Taking advantage of yields now before the Federal Reserve loosens monetary policy has caused investors to scramble for bond exposure amid record issuance in 2024. Prospective investors looking to add core exposure to their portfolios can consider a pair of ETFs from Vanguard.

Per Morningstar, this scramble toward bonds resulted in “$113 billion into bonds globally this year through Feb. 28, roughly half the $234 billion that flowed into money-market accounts, but well above the $84 billion that went into equities,” per data from BofA Global and EPFR. As such, bond funds are seeing massive inflows in 2024 that are already eclipsing inflows from the previous year.

“With central banks being at their peaks for this cycle, the big-picture idea that investors have is that we should be in bonds right now,” said Robert Tipp, chief investment strategist at PGIM Fixed Income.

Given the recent move to bonds, a wide array of options exist for investors to obtain core exposure. That said, there are ETFs from Vanguard that can drill down on passive and active strategies.

A Passive and Action Option

When getting passive exposure, investors can consider the diversified Vanguard Total Bond Market Index Fund ETF Shares (BND), which seeks to track the performance of the Bloomberg U.S. Aggregate Float Adjusted Index. That index represents a wide spectrum of public, investment-grade, taxable, fixed income securities in the United States, including government, corporate, and international dollar-denominated bonds, as well as mortgage-backed and asset-backed securities, all with maturities of more than one year. BND comes with a low expense ratio of 0.03%.
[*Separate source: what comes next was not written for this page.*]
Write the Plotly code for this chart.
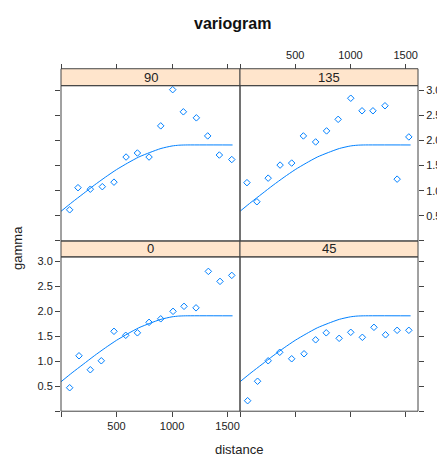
import plotly.graph_objects as go

# ---- data ----
panels = ["0", "45", "90", "135"]

dist_0 = [78, 162, 264, 363, 477, 583, 688, 793, 898, 1009, 1108, 1216, 1327, 1432, 1538]
gamma_0 = [0.47, 1.11, 0.83, 1.01, 1.60, 1.52, 1.57, 1.78, 1.85, 2.00, 2.10, 2.07, 2.80, 2.60, 2.72]

dist_45 = [69, 159, 255, 360, 468, 580, 685, 781, 898, 1003, 1108, 1213, 1318, 1423, 1529]
gamma_45 = [0.21, 0.60, 1.01, 1.18, 1.05, 1.15, 1.43, 1.57, 1.46, 1.58, 1.48, 1.68, 1.53, 1.62, 1.62]

dist_90 = [78, 153, 264, 372, 477, 586, 688, 793, 898, 1006, 1102, 1219, 1321, 1426, 1538]
gamma_90 = [0.62, 1.06, 1.03, 1.08, 1.17, 1.67, 1.75, 1.67, 2.29, 3.01, 2.57, 2.45, 2.09, 1.71, 1.62]

dist_135 = [63, 153, 255, 363, 468, 574, 685, 784, 889, 1003, 1105, 1204, 1313, 1423, 1529]
gamma_135 = [1.16, 0.78, 1.25, 1.51, 1.55, 2.09, 1.97, 2.19, 2.42, 2.84, 2.59, 2.59, 2.69, 1.23, 2.07]

# fitted model line (same in every panel)
model_dist = [0, 100, 200, 300, 400, 500, 600, 700, 800, 900, 1000, 1060, 1120, 1545]
model_gamma = [0.59, 0.77, 0.94, 1.11, 1.27, 1.42, 1.55, 1.67, 1.76, 1.84, 1.89, 1.905, 1.91, 1.91]

x_ticks = [0, 500, 1000, 1500]
x_ticktext = ["", "500", "1000", "1500"]
y_ticks = [0, 0.5, 1.0, 1.5, 2.0, 2.5, 3.0]
y_ticktext = ["", "0.5", "1.0", "1.5", "2.0", "2.5", "3.0"]

# ---- layout geometry ----
OFF = 8                      # page body margin offset
W, H = 445 - OFF, 458 - OFF


def fx(px):
    return (px - OFF) / W


def fy(py):
    return 1 - (py - OFF) / H


xL0, xM, xR1 = fx(61), fx(240), fx(418)
yB0 = fy(411)     # bottom of bottom panel
yB1 = fy(256)     # top of bottom panel
yS1 = fy(240)     # top of bottom strip
yT1 = fy(84)      # top of top panel
yS2 = fy(67)      # top of top strip

XR = [0, 1612]
YR = [0, 3.09]
BLUE = "#0080ff"
AX = "#444444"
FONT = "Liberation Sans, Arial, sans-serif"

series = {
    "0": (dist_0, gamma_0, "x", "y"),
    "45": (dist_45, gamma_45, "x2", "y2"),
    "90": (dist_90, gamma_90, "x3", "y3"),
    "135": (dist_135, gamma_135, "x4", "y4"),
}

fig = go.Figure()
for name in panels:
    d, g, xa, ya = series[name]
    fig.add_trace(go.Scatter(x=d, y=g, mode="markers", xaxis=xa, yaxis=ya,
                             marker=dict(symbol="diamond-open", size=5, color=BLUE,
                                         line=dict(width=1, color=BLUE)),
                             showlegend=False, hoverinfo="skip"))
    fig.add_trace(go.Scatter(x=model_dist, y=model_gamma, mode="lines", xaxis=xa, yaxis=ya,
                             line=dict(color=BLUE, width=1, shape="spline", smoothing=0.6),
                             showlegend=False, hoverinfo="skip"))


def xax(domain, labels, **kw):
    return dict(domain=domain, range=XR, tickvals=x_ticks,
                ticktext=x_ticktext if labels else [""] * 4,
                ticks="outside", ticklen=5, tickcolor=AX, tickwidth=1,
                showgrid=False, zeroline=False, showline=False,
                tickfont=dict(size=11, color="#222", family=FONT), **kw)


def yax(domain, labels, **kw):
    return dict(domain=domain, range=YR, tickvals=y_ticks,
                ticktext=y_ticktext if labels else [""] * 7,
                ticks="outside", ticklen=5, tickcolor=AX, tickwidth=1,
                showgrid=False, zeroline=False, showline=False,
                tickfont=dict(size=11, color="#222", family=FONT), **kw)


fig.update_layout(
    width=W, height=H,
    margin=dict(l=0, r=0, t=0, b=0),
    paper_bgcolor="white", plot_bgcolor="white",
    font=dict(family=FONT, color="#222"),
    xaxis=xax([xL0, xM], True, anchor="y"),
    yaxis=yax([yB0, yB1], True, anchor="x", side="left"),
    xaxis2=xax([xM, xR1], False, anchor="y2"),
    yaxis2=yax([yB0, yB1], False, anchor="x2", side="right"),
    xaxis3=xax([xL0, xM], False, anchor="free", position=yS2, side="top"),
    yaxis3=yax([yS1, yT1], False, anchor="x3", side="left"),
    xaxis4=xax([xM, xR1], True, anchor="free", position=yS2, side="top"),
    yaxis4=yax([yS1, yT1], True, anchor="x4", side="right"),
)

shapes = []
# strips
for (x0, x1, y0, y1) in [(xL0, xM, yB1, yS1), (xM, xR1, yB1, yS1),
                         (xL0, xM, yT1, yS2), (xM, xR1, yT1, yS2)]:
    shapes.append(dict(type="rect", xref="paper", yref="paper", x0=x0, x1=x1, y0=y0, y1=y1,
                       fillcolor="#FFE5CC", line=dict(color=AX, width=1), layer="below"))
# panel frames
for (x0, x1, y0, y1) in [(xL0, xM, yB0, yB1), (xM, xR1, yB0, yB1),
                         (xL0, xM, yS1, yT1), (xM, xR1, yS1, yT1)]:
    shapes.append(dict(type="rect", xref="paper", yref="paper", x0=x0, x1=x1, y0=y0, y1=y1,
                       fillcolor="rgba(0,0,0,0)", line=dict(color=AX, width=1)))
fig.update_layout(shapes=shapes)

ann = []
strip_pos = {"0": ((xL0 + xM) / 2, (yB1 + yS1) / 2), "45": ((xM + xR1) / 2, (yB1 + yS1) / 2),
             "90": ((xL0 + xM) / 2, (yT1 + yS2) / 2), "135": ((xM + xR1) / 2, (yT1 + yS2) / 2)}
for name in panels:
    sx, sy = strip_pos[name]
    ann.append(dict(text=name, x=sx, y=sy, xref="paper", yref="paper", showarrow=False,
                    font=dict(size=13, color="#222", family=FONT), xanchor="center", yanchor="middle"))
ann.append(dict(text="<b>variogram</b>", x=fx(232), y=fy(22), xref="paper", yref="paper",
                showarrow=False, font=dict(size=16, color="#111", family=FONT),
                xanchor="center", yanchor="middle"))
ann.append(dict(text="gamma", x=fx(18), y=fy(247), xref="paper", yref="paper",
                showarrow=False, textangle=-90, font=dict(size=13, color="#222", family=FONT),
                xanchor="center", yanchor="middle"))
ann.append(dict(text="distance", x=fx(239), y=fy(449), xref="paper", yref="paper",
                showarrow=False, font=dict(size=13, color="#222", family=FONT),
                xanchor="center", yanchor="middle"))
ann.append(dict(text="<b>A</b>", x=fx(436), y=fy(22), xref="paper", yref="paper",
                showarrow=False, font=dict(size=30, color="#333", family=FONT),
                xanchor="left", yanchor="middle"))
fig.update_layout(annotations=ann)

fig.write_html("out.html")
With their expense ratios more competitive versus their passive counterparts in the current market environment, the accumulation of assets by active ETFs saw a banner year in 2023. Given this, fixed income investors may want to consider active funds like the Vanguard Core Bond ETF (VCRB). Active management helps maintain pliability, especially if the bond market becomes volatile. Furthermore, holdings come under the auspices of experienced portfolio managers.